begin RECORDED INFORMATION

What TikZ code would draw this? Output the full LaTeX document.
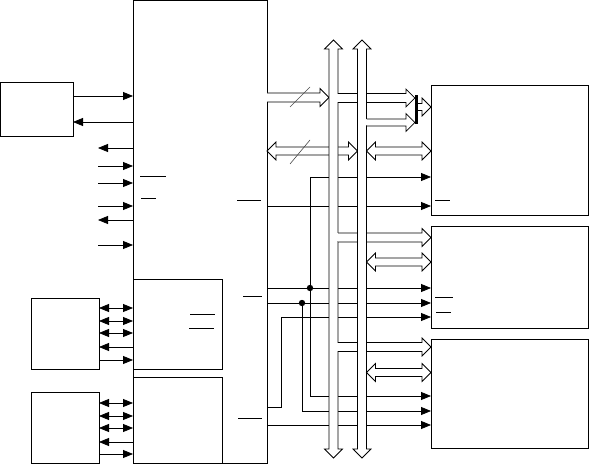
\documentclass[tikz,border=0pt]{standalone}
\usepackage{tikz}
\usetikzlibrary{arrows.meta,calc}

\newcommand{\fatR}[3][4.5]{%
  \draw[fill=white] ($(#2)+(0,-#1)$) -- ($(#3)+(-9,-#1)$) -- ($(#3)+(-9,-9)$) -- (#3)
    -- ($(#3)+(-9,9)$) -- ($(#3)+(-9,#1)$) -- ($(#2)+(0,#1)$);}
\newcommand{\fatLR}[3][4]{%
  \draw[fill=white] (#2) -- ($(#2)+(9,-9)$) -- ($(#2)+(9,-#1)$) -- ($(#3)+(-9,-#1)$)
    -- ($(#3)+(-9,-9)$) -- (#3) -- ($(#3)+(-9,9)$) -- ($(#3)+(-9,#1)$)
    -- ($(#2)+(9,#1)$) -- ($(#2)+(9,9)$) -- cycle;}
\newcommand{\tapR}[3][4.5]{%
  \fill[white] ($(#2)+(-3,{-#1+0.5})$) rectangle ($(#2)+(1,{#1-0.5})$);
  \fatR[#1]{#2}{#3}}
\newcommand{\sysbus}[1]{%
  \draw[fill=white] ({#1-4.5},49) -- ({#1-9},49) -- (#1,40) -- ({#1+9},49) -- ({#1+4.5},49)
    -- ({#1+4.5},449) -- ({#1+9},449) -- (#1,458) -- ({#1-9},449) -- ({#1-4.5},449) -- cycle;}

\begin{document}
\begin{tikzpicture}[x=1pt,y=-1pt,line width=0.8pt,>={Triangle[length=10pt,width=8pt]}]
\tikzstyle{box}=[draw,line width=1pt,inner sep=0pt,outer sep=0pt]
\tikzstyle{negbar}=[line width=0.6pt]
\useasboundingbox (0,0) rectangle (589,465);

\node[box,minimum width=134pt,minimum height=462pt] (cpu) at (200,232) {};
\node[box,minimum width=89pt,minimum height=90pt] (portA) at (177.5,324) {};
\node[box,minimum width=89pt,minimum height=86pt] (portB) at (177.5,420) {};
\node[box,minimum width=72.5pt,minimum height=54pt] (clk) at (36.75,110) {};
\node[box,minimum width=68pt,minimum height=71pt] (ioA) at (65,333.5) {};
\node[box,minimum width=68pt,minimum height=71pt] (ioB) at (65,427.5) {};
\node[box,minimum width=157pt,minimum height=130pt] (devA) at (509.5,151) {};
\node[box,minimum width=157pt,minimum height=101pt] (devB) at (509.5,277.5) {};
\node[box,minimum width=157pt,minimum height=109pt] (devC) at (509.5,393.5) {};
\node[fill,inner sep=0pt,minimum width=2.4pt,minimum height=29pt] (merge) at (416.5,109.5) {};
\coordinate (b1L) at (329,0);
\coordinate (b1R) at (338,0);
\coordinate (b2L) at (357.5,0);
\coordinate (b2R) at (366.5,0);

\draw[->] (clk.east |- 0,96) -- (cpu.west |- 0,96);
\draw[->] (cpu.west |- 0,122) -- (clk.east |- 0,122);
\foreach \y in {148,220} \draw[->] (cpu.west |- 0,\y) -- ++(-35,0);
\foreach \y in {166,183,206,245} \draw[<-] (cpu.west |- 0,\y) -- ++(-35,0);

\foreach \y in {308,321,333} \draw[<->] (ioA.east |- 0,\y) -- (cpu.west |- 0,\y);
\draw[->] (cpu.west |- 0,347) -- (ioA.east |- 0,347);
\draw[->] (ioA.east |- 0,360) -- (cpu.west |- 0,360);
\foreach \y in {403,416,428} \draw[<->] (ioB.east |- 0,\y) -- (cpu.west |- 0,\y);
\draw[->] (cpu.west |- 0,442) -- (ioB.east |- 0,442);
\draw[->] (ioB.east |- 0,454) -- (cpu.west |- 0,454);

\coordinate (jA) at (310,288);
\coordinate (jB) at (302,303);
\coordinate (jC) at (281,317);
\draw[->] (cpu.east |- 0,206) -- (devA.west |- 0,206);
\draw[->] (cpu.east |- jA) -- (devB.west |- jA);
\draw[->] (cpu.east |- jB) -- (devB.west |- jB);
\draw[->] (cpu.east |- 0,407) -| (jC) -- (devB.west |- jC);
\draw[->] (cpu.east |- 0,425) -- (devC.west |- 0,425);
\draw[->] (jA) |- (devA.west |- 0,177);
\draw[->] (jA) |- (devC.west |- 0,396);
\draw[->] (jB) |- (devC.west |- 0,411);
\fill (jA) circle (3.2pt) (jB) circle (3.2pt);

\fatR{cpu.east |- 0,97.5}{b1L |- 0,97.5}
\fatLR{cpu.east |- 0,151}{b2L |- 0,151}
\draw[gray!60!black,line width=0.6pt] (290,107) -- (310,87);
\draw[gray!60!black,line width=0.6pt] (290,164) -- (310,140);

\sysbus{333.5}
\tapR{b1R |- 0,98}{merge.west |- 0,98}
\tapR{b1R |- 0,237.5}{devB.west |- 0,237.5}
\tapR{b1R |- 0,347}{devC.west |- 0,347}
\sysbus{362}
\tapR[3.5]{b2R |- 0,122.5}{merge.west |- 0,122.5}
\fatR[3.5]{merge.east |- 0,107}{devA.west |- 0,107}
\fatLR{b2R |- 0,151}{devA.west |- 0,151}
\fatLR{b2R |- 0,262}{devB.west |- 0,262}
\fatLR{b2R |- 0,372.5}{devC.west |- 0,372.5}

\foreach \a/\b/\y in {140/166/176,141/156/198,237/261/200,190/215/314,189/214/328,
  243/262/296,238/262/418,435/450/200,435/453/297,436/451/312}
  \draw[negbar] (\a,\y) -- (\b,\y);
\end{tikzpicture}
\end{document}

end RECORDED INFORMATION

- DO THIS -
Working from the material above, transcribe it exactly while omitting pictures.

- OUTPUT -
What TikZ code would draw this? Output the full LaTeX document.
\documentclass[tikz,border=0pt]{standalone}
\usepackage{tikz}
\usetikzlibrary{arrows.meta,calc}

\newcommand{\fatR}[3][4.5]{%
  \draw[fill=white] ($(#2)+(0,-#1)$) -- ($(#3)+(-9,-#1)$) -- ($(#3)+(-9,-9)$) -- (#3)
    -- ($(#3)+(-9,9)$) -- ($(#3)+(-9,#1)$) -- ($(#2)+(0,#1)$);}
\newcommand{\fatLR}[3][4]{%
  \draw[fill=white] (#2) -- ($(#2)+(9,-9)$) -- ($(#2)+(9,-#1)$) -- ($(#3)+(-9,-#1)$)
    -- ($(#3)+(-9,-9)$) -- (#3) -- ($(#3)+(-9,9)$) -- ($(#3)+(-9,#1)$)
    -- ($(#2)+(9,#1)$) -- ($(#2)+(9,9)$) -- cycle;}
\newcommand{\tapR}[3][4.5]{%
  \fill[white] ($(#2)+(-3,{-#1+0.5})$) rectangle ($(#2)+(1,{#1-0.5})$);
  \fatR[#1]{#2}{#3}}
\newcommand{\sysbus}[1]{%
  \draw[fill=white] ({#1-4.5},49) -- ({#1-9},49) -- (#1,40) -- ({#1+9},49) -- ({#1+4.5},49)
    -- ({#1+4.5},449) -- ({#1+9},449) -- (#1,458) -- ({#1-9},449) -- ({#1-4.5},449) -- cycle;}

\begin{document}
\begin{tikzpicture}[x=1pt,y=-1pt,line width=0.8pt,>={Triangle[length=10pt,width=8pt]}]
\tikzstyle{box}=[draw,line width=1pt,inner sep=0pt,outer sep=0pt]
\tikzstyle{negbar}=[line width=0.6pt]
\useasboundingbox (0,0) rectangle (589,465);

\node[box,minimum width=134pt,minimum height=462pt] (cpu) at (200,232) {};
\node[box,minimum width=89pt,minimum height=90pt] (portA) at (177.5,324) {};
\node[box,minimum width=89pt,minimum height=86pt] (portB) at (177.5,420) {};
\node[box,minimum width=72.5pt,minimum height=54pt] (clk) at (36.75,110) {};
\node[box,minimum width=68pt,minimum height=71pt] (ioA) at (65,333.5) {};
\node[box,minimum width=68pt,minimum height=71pt] (ioB) at (65,427.5) {};
\node[box,minimum width=157pt,minimum height=130pt] (devA) at (509.5,151) {};
\node[box,minimum width=157pt,minimum height=101pt] (devB) at (509.5,277.5) {};
\node[box,minimum width=157pt,minimum height=109pt] (devC) at (509.5,393.5) {};
\node[fill,inner sep=0pt,minimum width=2.4pt,minimum height=29pt] (merge) at (416.5,109.5) {};
\coordinate (b1L) at (329,0);
\coordinate (b1R) at (338,0);
\coordinate (b2L) at (357.5,0);
\coordinate (b2R) at (366.5,0);

\draw[->] (clk.east |- 0,96) -- (cpu.west |- 0,96);
\draw[->] (cpu.west |- 0,122) -- (clk.east |- 0,122);
\foreach \y in {148,220} \draw[->] (cpu.west |- 0,\y) -- ++(-35,0);
\foreach \y in {166,183,206,245} \draw[<-] (cpu.west |- 0,\y) -- ++(-35,0);

\foreach \y in {308,321,333} \draw[<->] (ioA.east |- 0,\y) -- (cpu.west |- 0,\y);
\draw[->] (cpu.west |- 0,347) -- (ioA.east |- 0,347);
\draw[->] (ioA.east |- 0,360) -- (cpu.west |- 0,360);
\foreach \y in {403,416,428} \draw[<->] (ioB.east |- 0,\y) -- (cpu.west |- 0,\y);
\draw[->] (cpu.west |- 0,442) -- (ioB.east |- 0,442);
\draw[->] (ioB.east |- 0,454) -- (cpu.west |- 0,454);

\coordinate (jA) at (310,288);
\coordinate (jB) at (302,303);
\coordinate (jC) at (281,317);
\draw[->] (cpu.east |- 0,206) -- (devA.west |- 0,206);
\draw[->] (cpu.east |- jA) -- (devB.west |- jA);
\draw[->] (cpu.east |- jB) -- (devB.west |- jB);
\draw[->] (cpu.east |- 0,407) -| (jC) -- (devB.west |- jC);
\draw[->] (cpu.east |- 0,425) -- (devC.west |- 0,425);
\draw[->] (jA) |- (devA.west |- 0,177);
\draw[->] (jA) |- (devC.west |- 0,396);
\draw[->] (jB) |- (devC.west |- 0,411);
\fill (jA) circle (3.2pt) (jB) circle (3.2pt);

\fatR{cpu.east |- 0,97.5}{b1L |- 0,97.5}
\fatLR{cpu.east |- 0,151}{b2L |- 0,151}
\draw[gray!60!black,line width=0.6pt] (290,107) -- (310,87);
\draw[gray!60!black,line width=0.6pt] (290,164) -- (310,140);

\sysbus{333.5}
\tapR{b1R |- 0,98}{merge.west |- 0,98}
\tapR{b1R |- 0,237.5}{devB.west |- 0,237.5}
\tapR{b1R |- 0,347}{devC.west |- 0,347}
\sysbus{362}
\tapR[3.5]{b2R |- 0,122.5}{merge.west |- 0,122.5}
\fatR[3.5]{merge.east |- 0,107}{devA.west |- 0,107}
\fatLR{b2R |- 0,151}{devA.west |- 0,151}
\fatLR{b2R |- 0,262}{devB.west |- 0,262}
\fatLR{b2R |- 0,372.5}{devC.west |- 0,372.5}

\foreach \a/\b/\y in {140/166/176,141/156/198,237/261/200,190/215/314,189/214/328,
  243/262/296,238/262/418,435/450/200,435/453/297,436/451/312}
  \draw[negbar] (\a,\y) -- (\b,\y);
\end{tikzpicture}
\end{document}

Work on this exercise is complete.